Report Finds Women Advanced at Accounting Firms Despite Pandemic Disruptions

Ruth Singleton
Published Date:
Oct 20, 2021


According to a recently published Accounting MOVE Project report, accounting firms continued to promote women to senior leadership during the pandemic. This year, women represent 32 percent of partners and principals at the firms that participated in the Accounting MOVE Project, up from 29 percent in 2020. Firms that already had women-friendly remote work protocols in place before the 2020 COVID-19 pandemic began experienced a significant advantage when the firms shifted suddenly to work-from-home policies. 

The Accounting MOVE Project is based on the MOVE methodology, developed by research partner Wilson-Taylor Associates, Inc., which investigates the factors proven to be essential to women’s career success. These are: M – Money: fair pay practices; O – Opportunity: advancement and leadership development; V – Vital supports: work-life programs that remove barriers; E – Entrepreneurship: operating experience for managing or business ownership. The project’s partners in the report were professional services firm Moss Adams, the Accounting & Financial Women’s Alliance, and webinar presenter 

Among the report’s findings with regard to money/ pay equity policies and practices were the following: 45 percent of firms now track pay equity for new hires, compared to 41 percent in 2020; 59 percent now track pay equity by firm department, up from 55 percent in 2020; and  45 percent apply pay equity audits and analysis on an “as needed” basis, down from 69 percent in 2020. 

With regard to opportunities for advancement, the report found that 93 percent  of firms offer online training in leadership development skills, up from 86 percent in 2020; 86 percent  now bring in external coaches for focused improvement in partnership candidates, compared to 76 percent in 202 ; and 59 percent of firms now deliberately draw rising women into client-facing roles, compared to 52 percent in 2020.  

As for vital supports for work/life programs, the report found that 28 percent of firms now offer employee resource groups for Black employees, up from 21 percent in 2020;  28 percent offer employee resource groups for working parents, up from 21 percent in 2020; and 66 percent now train managers in the specific skill of managing remote teams, up from 45 percent in 2020. 

With regard to entrepreneurship and business development, the report found that 48 percent of firms collaborate with local groups that support women and/or minority-owned small businesses, up from 38 percent in 2020, and that 62 percent use that support of local entrepreneurs in marketing, up from 52 percent in 2020. Yet it also found that 48 percent specifically use internal employee resource groups in that same marketing to local entrepreneurs, down from 62 percent in 2020.  

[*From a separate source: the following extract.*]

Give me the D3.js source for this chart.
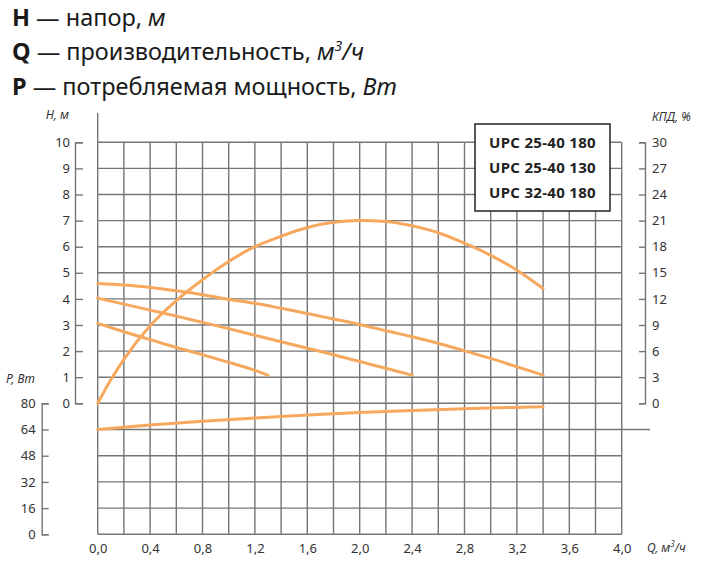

The MOVE Project also surveyed participants about diversity, equity and inclusion (DEI) matters. The report found that “MOVE Project firms largely stayed the course with employee resource groups devoted to supporting the career ambitions of ethnic minorities; women; LGBTQ; veterans; and other historically under-represented groups. But seven firms that previously had taken a minimalist approach to formal programs instituted multi-dimensional diversity efforts that span all groups and identities and invested heavily with full-time, dedicated staff and budgets.” 

“The seismic shift to remote work has realigned the recruiting landscape,” the report continued. “The chronic competition for talent now has no geographic boundaries —a dynamic that cuts both ways: firms must compete nationwide for talent, and on terms that accentuate culture and opportunity, amplifying recruits’ expectations of evidence of real results for diversity efforts.” 

In addition, the report said “Virtual meetings leveled the speaking field for some women and ethnic minorities who had previously gravitated to the perimeters of onsite meetings, and who had refrained from speaking up.”  

For its 2021 report, the  MOVE Project team at Wilson-Taylor Associates surveyed and interviewed 43 accounting and advisory firms representing 27,000 employees from May through August 2021. Just for this year, the project requested that firms submit only demographics about the overall proportion of women and ethnic minorities as all employees and as partners and principals. The project explained, “This temporary ‘light’ count recognized that many firms are still realigning employee headcounts after laying off, furloughing and then reinstating substantial numbers of employees in 2020 and 2021, complicating the very definition of ‘employee.’ In 2022, the Accounting MOVE Project will resume collecting and analyzing the ongoing slate of full demographics that measure and support the advancement of women and ethnic minorities at accounting and advisory firms.”